This morning, I made my final mortgage payment to the bank. For the first time since 1985 – forty years ago – I am mortgage debt free.
It all began with a three-bedroom former council house in Lichfield, where I’d just started teaching at Chadsmead Junior School. The house cost £20,000 – just shy of three times my salary – and I took out a 100% mortgage, something almost unthinkable today. I can still picture myself collecting the keys: proud, excited, and only dimly aware of the long financial journey I was beginning.
And what a journey it has been. There have been five home moves since then, and each time the mortgage payments grew as I clawed my way up the property ladder. Lewes, Chesham, Hackney, Wanstead, Oxfordshire. Month after month, year after year, the repayments followed me – through eye-watering interest rates in the late 80s and early 90s, through career changes, and all the twists and turns of life.

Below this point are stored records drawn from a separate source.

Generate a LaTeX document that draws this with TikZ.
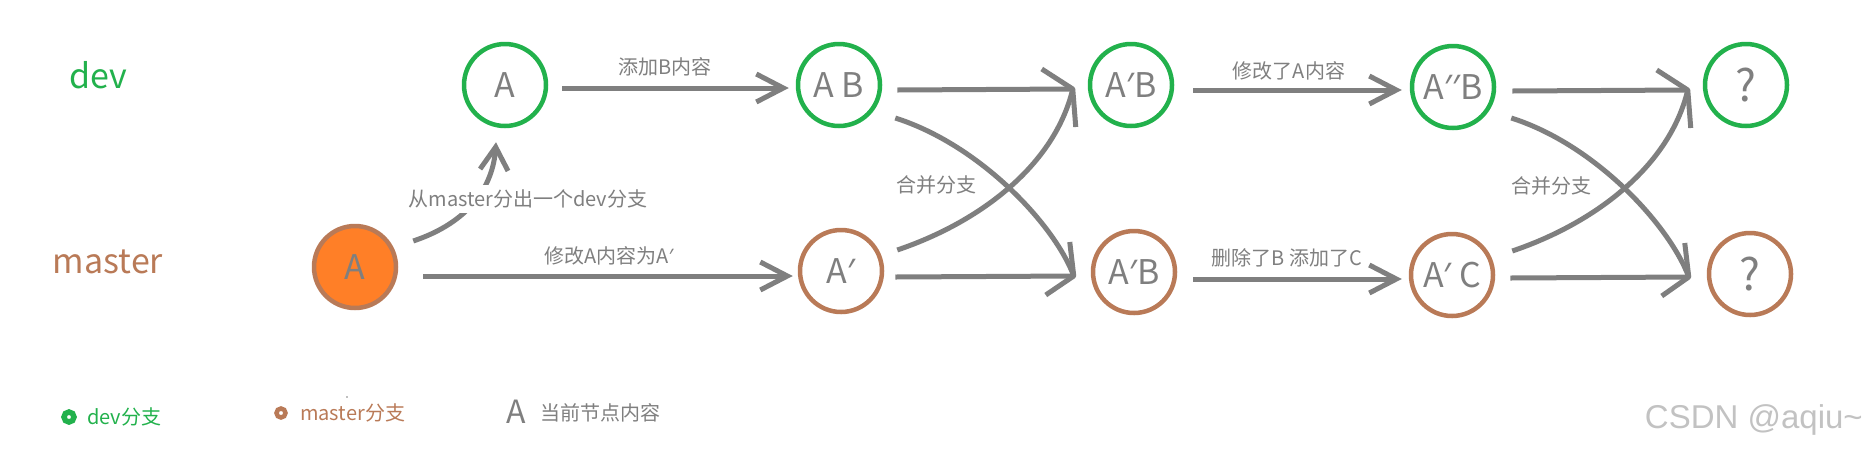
\documentclass[tikz,border=0pt]{standalone}
\usepackage{fontspec}
\setmainfont{Noto Sans CJK SC}
\newfontfamily\nsans{Noto Sans}
\newfontfamily\wmfont{Liberation Sans}
\usetikzlibrary{arrows.meta}
\definecolor{devgreen}{HTML}{22B14C}
\definecolor{mbrown}{HTML}{B97A57}
\definecolor{morange}{HTML}{FF7F27}
\definecolor{lgray}{HTML}{7F7F7F}
\definecolor{wmgray}{HTML}{C2C2C2}
\newcommand{\pr}{{\nsans ′}}
\begin{document}
\begin{tikzpicture}[x=1pt,y=-1pt,
  commit/.style={circle,draw,line width=4.5pt,minimum size=82pt,inner sep=0pt,text=lgray,font=\fontsize{34}{40}\selectfont},
  devc/.style={commit,draw=devgreen},
  mc/.style={commit,draw=mbrown},
  unknown/.style={font=\fontsize{44}{50}\selectfont},
  conn/.style={draw=lgray,line width=5pt},
  arr/.style={conn,-{Straight Barb[length=27pt,width=28pt,line width=5pt]}},
  barb/.style={draw=lgray,line width=5pt,line join=round},
  lbl/.style={text=lgray,font=\fontsize{20}{24}\selectfont,inner sep=1pt},
  branchname/.style={font=\fontsize{34}{40}\selectfont,inner sep=0pt,anchor=base},
  legtext/.style={font=\fontsize{20}{24}\selectfont,inner sep=0pt,anchor=west},
]
\useasboundingbox (0,0) rectangle (1868,451);

% branch names
\node[branchname,text=devgreen] (devname) at (98,88) {dev};
\node[branchname,text=mbrown] (mastername) at (108,273) {master};

% commits
\node[devc] (dA) at (505,85) {A};
\node[devc] (dAB) at (839,85) {A B};
\node[devc] (dApB) at (1131,85) {A\pr B};
\node[devc] (dAppB) at (1453,87) {A\pr\pr B};
\node[devc,unknown] (dQ) at (1746,85) {?};
\node[mc,fill=morange] (mA) at (355,267) {A};
\node[mc] (mAp) at (841,271) {A\pr};
\node[mc] (mApB) at (1134,272) {A\pr B};
\node[mc] (mApC) at (1452,275) {A\pr\ C};
\node[mc,unknown] (mQ) at (1750,274) {?};

% simple arrows
\draw[arr] ([xshift=14pt,yshift=-3pt]dA.east) -- ([xshift=-7pt,yshift=-3pt]dAB.west);
\draw[arr] ([xshift=25pt,yshift=-9pt]mA.east) -- ([xshift=-5pt,yshift=-5pt]mAp.west);
\draw[arr] ([xshift=19pt,yshift=-5pt]dApB.east) -- ([xshift=-8pt,yshift=-3pt]dAppB.west);
\draw[arr] ([xshift=16pt,yshift=-7pt]mApB.east) -- ([xshift=-7pt,yshift=-4pt]mApC.west);

% branch arrow
\draw[conn,-{Straight Barb[length=23pt,width=28pt,line width=5pt]}]
  ([xshift=15pt,yshift=26pt]mA.east) .. controls +(57,-19) and +(-3,43) .. ([xshift=-9pt,yshift=-14pt]dA.south);
\node[lbl,fill=white,inner sep=5pt] (lbranch) at (528,199) {从master分出一个dev分支};

% merge 1
\coordinate (t1) at ([xshift=-15pt,yshift=-4pt]dApB.west);
\coordinate (t2) at ([xshift=-17pt,yshift=-4pt]mApB.west);
\draw[conn] ([xshift=15pt,yshift=-5pt]dAB.east) -- (t1);
\draw[conn] ([xshift=11pt,yshift=-6pt]mAp.east) -- (t2);
\draw[conn] ([xshift=13pt,yshift=-33pt]dAB.east) .. controls +(85,27) and +(-19,-51) .. (t2);
\draw[conn] ([xshift=13pt,yshift=21pt]mAp.east) .. controls +(83,-28) and +(-18,76) .. (t1);
\draw[barb] (t1) ++(-31,-20) -- (t1) -- ++(3,38);
\draw[barb] (t2) ++(-4,-34) -- (t2) -- ++(-28,19);

% merge 2
\coordinate (t3) at ([xshift=-15pt,yshift=-5pt]dQ.west);
\coordinate (t4) at ([xshift=-18pt,yshift=-3pt]mQ.west);
\draw[conn] ([xshift=16pt,yshift=-4pt]dAppB.east) -- (t3);
\draw[conn] ([xshift=15pt,yshift=-3pt]mApC.east) -- (t4);
\draw[conn] ([xshift=15pt,yshift=-31pt]dAppB.east) .. controls +(85,27) and +(-19,-51) .. (t4);
\draw[conn] ([xshift=17pt,yshift=24pt]mApC.east) .. controls +(83,-28) and +(-18,76) .. (t3);
\draw[barb] (t3) ++(-31,-20) -- (t3) -- ++(3,38);
\draw[barb] (t4) ++(-4,-34) -- (t4) -- ++(-27,19);

% labels
\node[lbl] (l1) at (665,67) {添加B内容};
\node[lbl] (l2) at (609,256) {修改A内容为A\pr};
\node[lbl] (l3) at (936,185) {合并分支};
\node[lbl] (l4) at (1289,71) {修改了A内容};
\node[lbl] (l5) at (1287,258) {删除了B 添加了C};
\node[lbl] (l6) at (1551,186) {合并分支};

% legend
\draw[devgreen,line width=5.5pt] (69,417) circle[radius=5pt];
\node[legtext,text=devgreen] (legdev) at (87,417) {dev分支};
\draw[mbrown,line width=4.5pt] (281,413) circle[radius=4.5pt];
\node[legtext,text=mbrown] (legmaster) at (300,413) {master分支};
\fill[lgray] (347,397) circle[radius=0.9pt];
\node[text=lgray,font=\fontsize{32}{38}\selectfont,inner sep=0pt] (legA) at (516,412) {A};
\node[legtext,text=lgray] (legcontent) at (540,413) {当前节点内容};

% watermark
\node[text=wmgray,font=\wmfont\fontsize{33}{38}\selectfont,inner sep=0pt,anchor=base east] (wm) at (1863,428) {CSDN @aqiu\textasciitilde};
\end{tikzpicture}
\end{document}
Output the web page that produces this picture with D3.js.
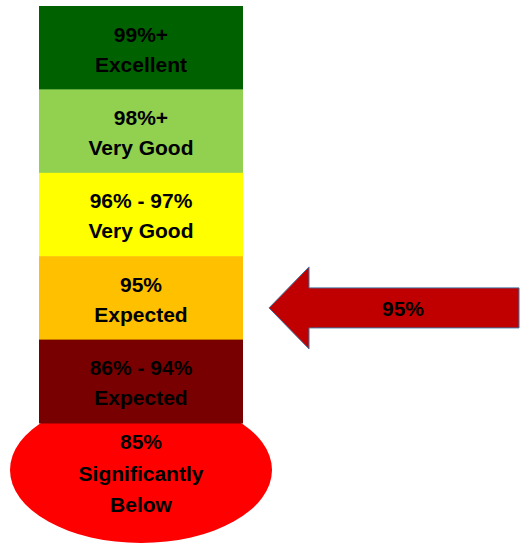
<!DOCTYPE html>
<html>
<head>
<meta charset="utf-8">
<script src="https://cdn.jsdelivr.net/npm/d3@7"></script>
<style>
  body { margin: 0; background: #fff; }
  text { font-family: "Liberation Sans", Arial, sans-serif; font-weight: bold; font-size: 21px; fill: #000; }
</style>
</head>
<body>
<svg width="524" height="545"></svg>
<script>
const bandRanges = ["99%+", "98%+", "96% - 97%", "95%", "86% - 94%"]
const bandRatings = ["Excellent", "Very Good", "Very Good", "Expected", "Expected"]
const bandColors = ["#006100", "#92D050", "#FFFF00", "#FFC000", "#790000"]
const bulbLines = ["85%", "Significantly", "Below"]
const currentValue = "95%"

const svg = d3.select("svg")

const tube = {left: 39, right: 243, top: 6, bottom: 423}

const yScale = d3.scaleBand()
  .domain(bandRanges)
  .range([tube.top, tube.bottom])

const xCenter = (tube.left + tube.right) / 2

// bulb
const bulb = {rx: 131, ry: 73, cy: 470}
svg.append("ellipse")
  .attr("cx", xCenter)
  .attr("cy", bulb.cy)
  .attr("rx", bulb.rx)
  .attr("ry", bulb.ry)
  .attr("fill", "#FF0000")

bulbLines.forEach((line, i) => {
  svg.append("text")
    .attr("x", xCenter)
    .attr("y", bulb.cy - 21 + i * 31.5)
    .attr("text-anchor", "middle")
    .text(line)
})

// tube bands
const bands = svg.selectAll("g.band")
  .data(bandRanges)
  .enter().append("g")
  .attr("class", "band")
  .attr("transform", d => `translate(0, ${yScale(d)})`)

bands.append("rect")
  .attr("x", tube.left)
  .attr("width", tube.right - tube.left)
  .attr("height", yScale.bandwidth() + 0.5)
  .attr("fill", (d, i) => bandColors[i])

bands.append("text")
  .attr("x", xCenter)
  .attr("y", 35.5)
  .attr("text-anchor", "middle")
  .text(d => d)

bands.append("text")
  .attr("x", xCenter)
  .attr("y", 65.5)
  .attr("text-anchor", "middle")
  .text((d, i) => bandRatings[i])

// arrow pointing at the current band
const arrowY = yScale(currentValue) + yScale.bandwidth() / 2 + 10
const arrow = {tip: 269, neck: 309, end: 519, head: 41, shaft: 20}
const arrowPath = d3.path()
arrowPath.moveTo(arrow.tip, arrowY)
arrowPath.lineTo(arrow.neck, arrowY - arrow.head)
arrowPath.lineTo(arrow.neck, arrowY - arrow.shaft)
arrowPath.lineTo(arrow.end, arrowY - arrow.shaft)
arrowPath.lineTo(arrow.end, arrowY + arrow.shaft)
arrowPath.lineTo(arrow.neck, arrowY + arrow.shaft)
arrowPath.lineTo(arrow.neck, arrowY + arrow.head)
arrowPath.closePath()

svg.append("path")
  .attr("d", arrowPath.toString())
  .attr("fill", "#C00000")
  .attr("stroke", "#41719C")
  .attr("stroke-width", 1)

svg.append("text")
  .attr("x", 403)
  .attr("y", arrowY + 8)
  .attr("text-anchor", "middle")
  .text(currentValue)
</script>
</body>
</html>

So when I logged into my banking app this morning and saw the words balance zero, I had to stop and stare. After forty years, it is finally done.
The emotions are mixed. Relief, of course, but also a strange sense of nostalgia. The mortgage has been a constant backdrop to my adult life – to be free of it now feels both liberating and surreal.
And what a lovely ending to this chapter of the story. Mark and I now own our beautiful thatched house in Oxfordshire outright. No more repayments. No more statements. Just the quiet satisfaction of knowing it’s truly ours.
I’m acutely aware, though, of how different things are for young people today. Back in 1985, a teacher on a modest salary could buy a £20,000 home with a 100% mortgage. That world has gone. I feel incredibly lucky – and more determined than ever to keep speaking up for fairness and opportunity.
But today, I’ll allow myself a simple smile. The bank has had its last pound from me. The house is ours. And it feels rather wonderful.